Everything We Know About The Nintendo Switch 2

Everything We Know About The Nintendo Switch 2

We know there’s going to be a Nintendo Switch 2 (or some similarly named follow-up to the Switch), mostly because the other option is Nintendo just hanging up its hat and walking off into the sea, and that’d be weird. Nintendo is, as ever, entirely mute on the subject, but rumours are reaching category five that the console giant’s next device will be appearing in time for the holiday season of 2024. With reports of developers seeing the Nintendo Switch 2 behind closed doors and tech manufacturers announcing the sudden need to produce vast numbers of LCD screens, it’s a good moment to collate everything we know so far about what to expect.

Latest Nintendo Switch 2 Leaks & News

When is the Nintendo Switch 2’s release date?

Well, the phrase bandied around by analysts, developers and other soothsayers is that the next Nintendo console could be coming in “the second half of 2024.” Which most likely means, November-ish. That’s the standard launch window for a new console, given it allows the enthusiasts the chance to strip the shelves day one, with hopefully enough time to have them refilled in time for the holiday season.

Will it really be called the Nintendo Switch 2?

Nintendo Switch 2
Image: Nintendo

The first thing to say is any new Nintendo console almost definitely won’t be called the “Nintendo Switch 2.” Nintendo has frequently iterated on its successful handheld designs, the DS becoming the DSi, the DSi XL, then eventually the succeeding 3DS and its own iterative generations. But they’ve never put a “2” on anything; they’re more likely to use a “U” or something equally peculiar. However, let’s stick with “Switch 2” for the sake of ease; people online are constantly campaigning for it to be called the Super Nintendo Switch, but we don’t want to get their hopes up.

Will a Nintendo Switch 2 be that different?
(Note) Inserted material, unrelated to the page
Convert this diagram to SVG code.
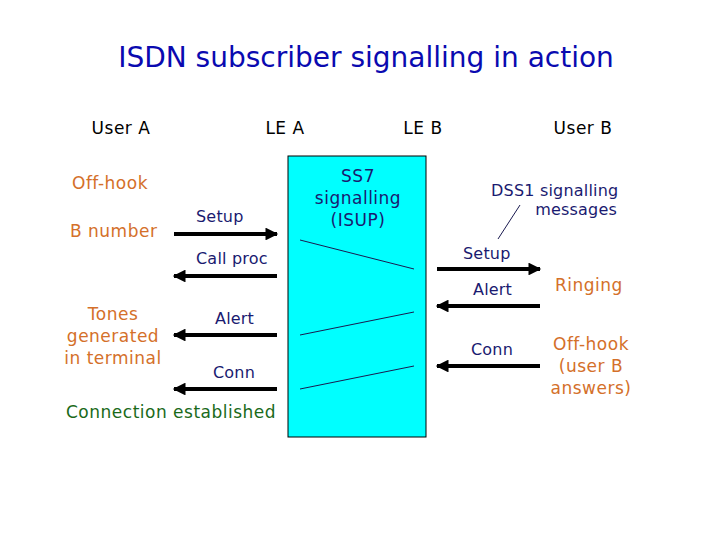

Of course, knowing what to expect from Nintendo is never that easy. For Sony or Microsoft’s forthcoming projects, you’d not get particularly good odds betting against both being in early design stages for beneath-TV boxes called the PlayStation 6 and Xbox Flowerpot 87, or whatever deranged name the behemoth concocts next. But Nintendo is the sort of company that might spring out of nowhere with a super-under-powered console that comes with a plastic sensor, operated by two remote controls; or a handheld gaming device with two screens, only one of them is a touchscreen, and it folds in half. They are…unpredictable.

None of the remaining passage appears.